Using Python To Correlate multiple Time Series

I have a data frame, which is grouped by two columns "AvailbilityZone" and "InstanceType" as seen below.

enter image description here

I create this using the following code:

#Create full time series and fill data
dfSorted = df.groupby(['AvailabilityZone', 'InstanceType'])
dfSorted = dfSorted.resample('H')
dfSorted = dfSorted.fillna("ffill")
dfSorted = dfSorted.dropna()


Every grouping represents a time series. I have already resampled the data so that all the time series are running on an hourly basis.
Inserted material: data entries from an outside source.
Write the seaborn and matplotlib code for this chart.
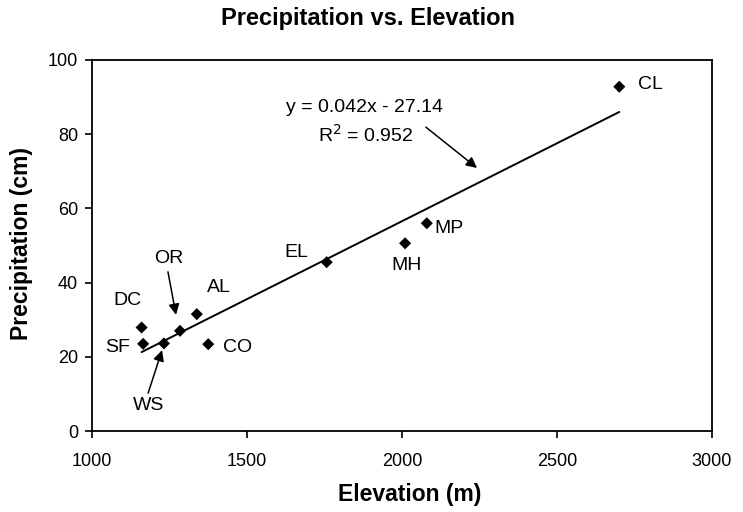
import matplotlib
matplotlib.use("Agg")
import matplotlib.pyplot as plt
import seaborn as sns
import pandas as pd

sites = ["DC", "SF", "WS", "OR", "AL", "CO", "EL", "MH", "MP", "CL"]
elevation = [1160, 1165, 1232, 1284, 1338, 1375, 1757, 2010, 2080, 2701]
precipitation = [27.9, 23.5, 23.6, 27.0, 31.5, 23.4, 45.5, 50.6, 56.0, 92.8]

x_ticks = [1000, 1500, 2000, 2500, 3000]
y_ticks = [0, 20, 40, 60, 80, 100]

df = pd.DataFrame({"Elevation": elevation, "Precipitation": precipitation, "Site": sites})

sns.set_theme(style="ticks")
plt.rcParams["font.family"] = ["Liberation Sans", "DejaVu Sans"]
plt.rcParams["text.color"] = "black"
plt.rcParams["axes.labelcolor"] = "black"

fig = plt.figure(figsize=(7.43, 5.12), dpi=100)
ax = fig.add_axes([92 / 743, 81 / 512, 620 / 743, 371 / 512])

sns.regplot(data=df, x="Elevation", y="Precipitation", ax=ax, ci=None, truncate=True,
            marker="D", color="black",
            scatter_kws={"s": 38, "edgecolor": "none", "alpha": 1, "zorder": 3},
            line_kws={"lw": 1.4, "color": "black", "zorder": 2})

ax.set_xlim(1000, 3000)
ax.set_ylim(0, 100)
ax.set_xticks(x_ticks)
ax.set_yticks(y_ticks)
ax.tick_params(direction="out", length=5, width=1.2, labelsize=13, colors="black",
               top=False, right=False, pad=5)
ax.tick_params(axis="x", pad=10.5)
for s in ax.spines.values():
    s.set_visible(True)
    s.set_color("black")
    s.set_linewidth(1.3)

ax.set_xlabel("Elevation (m)", fontsize=16.5, fontweight="bold")
ax.xaxis.label.set_va("center")
ax.xaxis.set_label_coords((410 - 92) / 620, -(495 - 431) / 371)
ax.set_ylabel("Precipitation (cm)", fontsize=16.5, fontweight="bold")
ax.yaxis.label.set_va("center")
ax.yaxis.set_label_coords((22 - 92) / 620, (431 - 244) / 371)
fig.text(368 / 743, 1 - 19 / 512, "Precipitation vs. Elevation", ha="center", va="center",
         fontsize=17, fontweight="bold")

fs = 14
labels = {
    "CL": (2761, 93.3, "left"),
    "EL": (1658, 48.0, "center"),
    "MH": (2016, 44.5, "center"),
    "MP": (2106, 54.7, "left"),
    "DC": (1113, 35.3, "center"),
    "SF": (1081, 22.6, "center"),
    "AL": (1410, 38.8, "center"),
    "CO": (1468, 22.4, "center"),
    "OR": (1248, 46.6, "center"),
    "WS": (1184, 7.0, "center"),
}
for name, (lx, ly, ha) in labels.items():
    ax.text(lx, ly, name, ha=ha, va="center", fontsize=fs)

arrow_props = dict(arrowstyle="-|>", color="black", lw=1.1, shrinkA=0, shrinkB=0,
                   mutation_scale=16)
ax.annotate("", xy=(1271, 31.3), xytext=(1245, 42.9), arrowprops=arrow_props)
ax.annotate("", xy=(1226, 21.8), xytext=(1181, 10.2), arrowprops=arrow_props)

ax.text(1880, 87.1, "y = 0.042x - 27.14", ha="center", va="center", fontsize=fs)
ax.text(1883, 79.8, "R$^2$ = 0.952", ha="center", va="center", fontsize=fs)
ax.annotate("", xy=(2242, 70.9), xytext=(2077, 81.9), arrowprops=arrow_props)

fig.savefig("out.png", dpi=100)
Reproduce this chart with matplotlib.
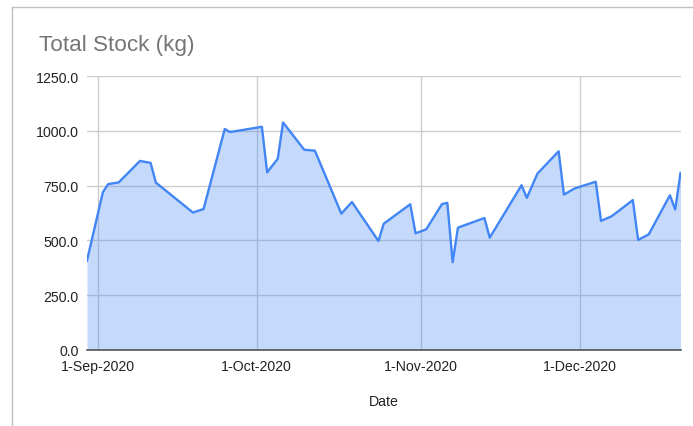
# Total Stock (kg) area chart, Google Sheets style
import datetime
import matplotlib
matplotlib.use("Agg")
import matplotlib.pyplot as plt
import matplotlib.dates as mdates
from matplotlib.ticker import FuncFormatter, MultipleLocator
from matplotlib.lines import Line2D

plt.rcParams['font.family'] = ['Liberation Sans', 'DejaVu Sans']

# data
dates = ["2020-08-30", "2020-09-02", "2020-09-03", "2020-09-05", "2020-09-09",
         "2020-09-11", "2020-09-12", "2020-09-19", "2020-09-21", "2020-09-25",
         "2020-09-26", "2020-10-02", "2020-10-03", "2020-10-05", "2020-10-06",
         "2020-10-10", "2020-10-12", "2020-10-17", "2020-10-19", "2020-10-24",
         "2020-10-25", "2020-10-30", "2020-10-31", "2020-11-02", "2020-11-05",
         "2020-11-06", "2020-11-07", "2020-11-08", "2020-11-13", "2020-11-14",
         "2020-11-20", "2020-11-21", "2020-11-23", "2020-11-27", "2020-11-28",
         "2020-11-30", "2020-12-04", "2020-12-05", "2020-12-07", "2020-12-11",
         "2020-12-12", "2020-12-14", "2020-12-18", "2020-12-19", "2020-12-20"]
stock = [407, 720, 757, 765, 863,
         854, 764, 627, 643, 1009,
         995, 1019, 811, 873, 1039,
         914, 910, 622, 675, 497,
         576, 665, 532, 550, 666,
         671, 400, 558, 602, 512,
         752, 694, 805, 907, 709,
         737, 768, 589, 610, 684,
         502, 527, 706, 641, 808]
month_ticks = ["2020-09-01", "2020-10-01", "2020-11-01", "2020-12-01"]

x = [datetime.datetime.strptime(d, "%Y-%m-%d") for d in dates]
xt = [datetime.datetime.strptime(d, "%Y-%m-%d") for d in month_ticks]

fig = plt.figure(figsize=(6.93, 4.27), dpi=100)
ax = fig.add_axes([0.1255, 0.1787, 0.8565, 0.6403])

ax.fill_between(x, stock, 0, color='#4285f4', alpha=0.3, linewidth=0, zorder=3)
ax.plot(x, stock, color='#4285f4', linewidth=1.7, zorder=4)

ax.set_xlim(x[0], x[-1])
ax.set_ylim(0, 1250)
ax.yaxis.set_major_locator(MultipleLocator(250))
ax.yaxis.set_major_formatter(FuncFormatter(lambda v, p: f"{v:.1f}"))
ax.set_xticks(xt)
ax.xaxis.set_major_formatter(FuncFormatter(
    lambda v, p: (lambda d: f"{d.day}-{d.strftime('%b-%Y')}")(mdates.num2date(v))))

ax.grid(True, color='#cccccc', linewidth=1.0, zorder=1)
ax.set_axisbelow(True)
for s in ['top', 'right', 'left']:
    ax.spines[s].set_visible(False)
ax.spines['bottom'].set_color('#555555')
ax.spines['bottom'].set_linewidth(1.2)
ax.spines['bottom'].set_zorder(5)
ax.tick_params(axis='both', length=0, labelsize=10.2, labelcolor='#222222')
ax.tick_params(axis='y', pad=6)
ax.tick_params(axis='x', pad=7)

fig.text(0.056, 0.893, "Total Stock (kg)", fontsize=16.2, color='#757575', va='center')
fig.text(0.554, 0.0585, "Date", fontsize=10.2, color='#222222', ha='center', va='center')

# outer chart border (cropped)
fig.add_artist(Line2D([12 / 693, 12 / 693], [0, 1 - 7.5 / 427], color='#c0c0c0', linewidth=1))
fig.add_artist(Line2D([12 / 693, 1], [1 - 7.5 / 427, 1 - 7.5 / 427], color='#c0c0c0', linewidth=1))

fig.savefig("out.png", dpi=100)
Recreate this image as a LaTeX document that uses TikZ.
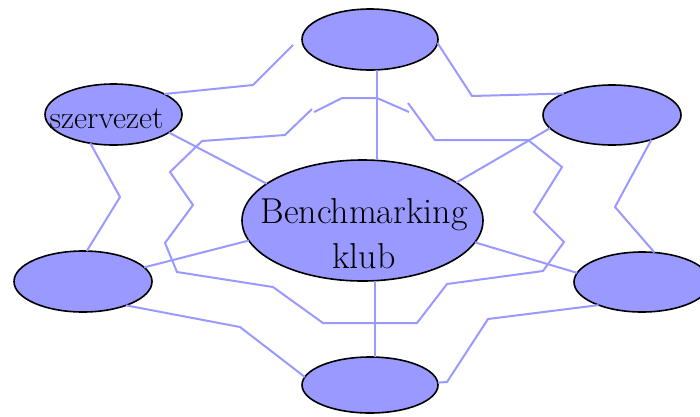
\documentclass[tikz,border=0pt]{standalone}
\usepackage{tikz}
\usetikzlibrary{shapes.geometric}
\definecolor{lila}{RGB}{153,153,255}

\begin{document}
\begin{tikzpicture}[x=1pt, y=-1pt,
  bubble/.style = {ellipse, draw=black, line width=1.6pt, fill=lila,
    inner sep=0pt, outer sep=0pt, minimum width=137pt, minimum height=60pt},
  link/.style = {draw=lila, line width=2pt}]
  \useasboundingbox (0,0) rectangle (700,416);

  % the broken ring round the club
  \draw[link] (312,109) -- (285,135) -- (202,141) -- (170,172) -- (193,205)
    -- (165,243) -- (177,272) -- (273,287) -- (323,323) -- (417,323)
    -- (447,284) -- (543,271) -- (564,242) -- (534,212) -- (562,167)
    -- (528,140) -- (435,140) -- (408,103);
  \draw[link] (314,112) -- (342,98) -- (377,98) -- (409,112);

  % members
  \node[bubble, minimum width=136pt, minimum height=61pt] (top) at (370,39.5) {};
  \node[bubble, minimum height=61pt,
    label={[font=\fontsize{32}{32}\selectfont, xshift=-7pt, yshift=-4pt]center:szervezet}]
    (org) at (113.5,114.5) {};
  \node[bubble, minimum width=138pt] (rightup) at (612,115) {};
  \node[bubble, minimum width=138pt, minimum height=61pt] (leftlow) at (83,281.5) {};
  \node[bubble, minimum width=136pt] (rightlow) at (642,282) {};
  \node[bubble, minimum width=136pt, minimum height=56pt] (bottom) at (370,385) {};
  \node[bubble, minimum width=241pt, minimum height=121pt,
    label={[align=center, font=\fontsize{36}{45}\selectfont, xshift=1.5pt, yshift=-13pt]center:Benchmarking\\klub}]
    (klub) at (362.5,220.5) {};

  \coordinate (topgap) at (293,45);

  % links
  \draw[link] (org.22) -- (253,85) -- (topgap);
  \draw[link] ([xshift=7pt]top.south) -- ([xshift=7pt]top.south |- klub.north);
  \draw[link] (top.-3) -- (472,96) -- (rightup.156);
  \draw[link] (rightup.192) -- (klub.22);
  \draw[link] (rightup.-32) -- (615,207) -- (rightlow.67);
  \draw[link] (org.231) -- (120,197) -- (leftlow.83);
  \draw[link] (org.-18) -- (klub.159);
  \draw[link] (leftlow.13) -- (klub.190);
  \draw[link] (leftlow.-29) -- (240,327) -- (bottom.173);
  \draw[link] ([xshift=12.5pt]klub.south) -- ([xshift=12.5pt]klub.south |- bottom.north);
  \draw[link] (klub.-11) -- (rightlow.172);
  \draw[link] (rightlow.208) -- (488,319) -- (447,382) -- (bottom.2);
\end{tikzpicture}
\end{document}
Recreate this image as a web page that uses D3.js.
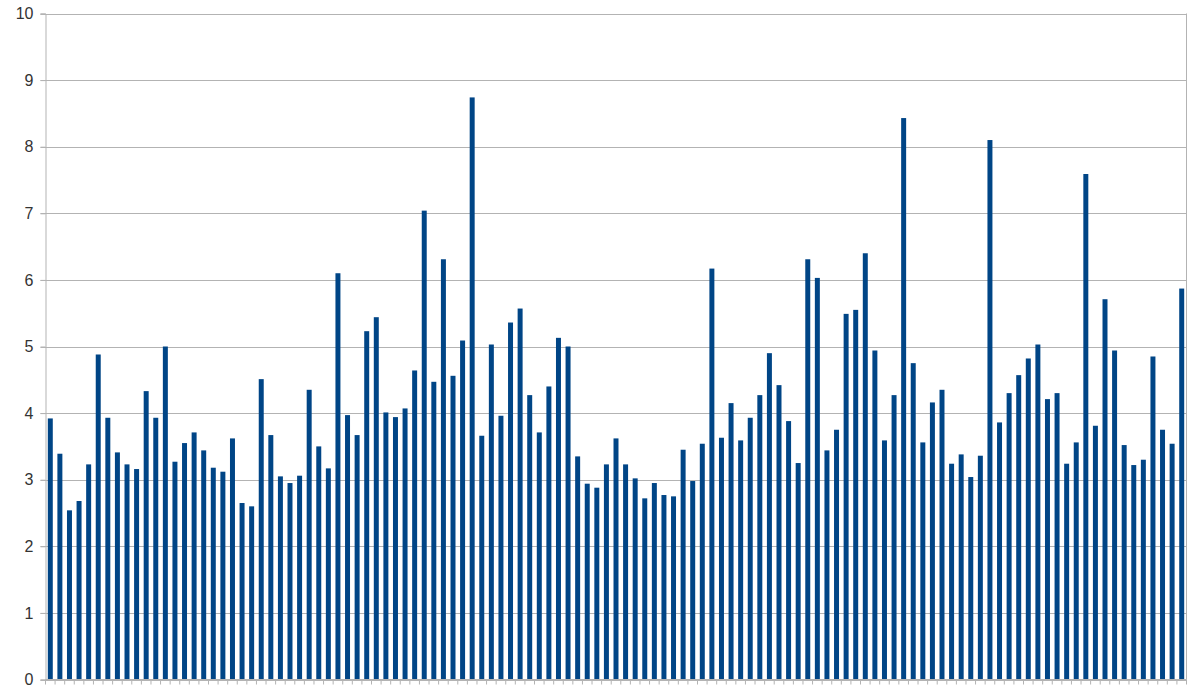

How do I run a correlation to find out how similar each time series is with one another?

When I use:

dfSorted.corr()


it just returns SpotPrice = 1 So I am going to assume I will probably have to use something like a loop? and compare each time series with the other? I'm lost any help is much appreciated!

Here Is my dataframe as a csv file:
https://www.dropbox.com/s/xgv8xm5n5o856mx/out.csv?dl=0

I simply used df.tocsv()

Answer

When you create groups, I am assuming you use groupby. You can first create your groups:

groups = df.groupby(['whatever','grouping'])

Then you can get a list of lists for the value you want to correlate, I believe in your case this is SpotPrice. So;

grouped_prices = [g['SpotPrice'].tolist() for i,g in groups]

numpy.corrcoef takes list of lists as input then calculates correlation between each list and returns you a correlation coefficient matrix . See: https://docs.scipy.org/doc/numpy/reference/generated/numpy.corrcoef.html

numpy.corrcoef(grouped_prices)

This is your correlation coefficient matrix.

numpy.corrcoef and pandas.DataFrame.corr should give you the same results because by default they both calculate Pearson correlation coefficient. I chose to use numpy.corrcoef because I think it's easier in this case.

Also, before you use Pearson Correlation you should know that it only measures linear relations between variables and also there are certain assumptions that your data must meet in order to use it. See here for example.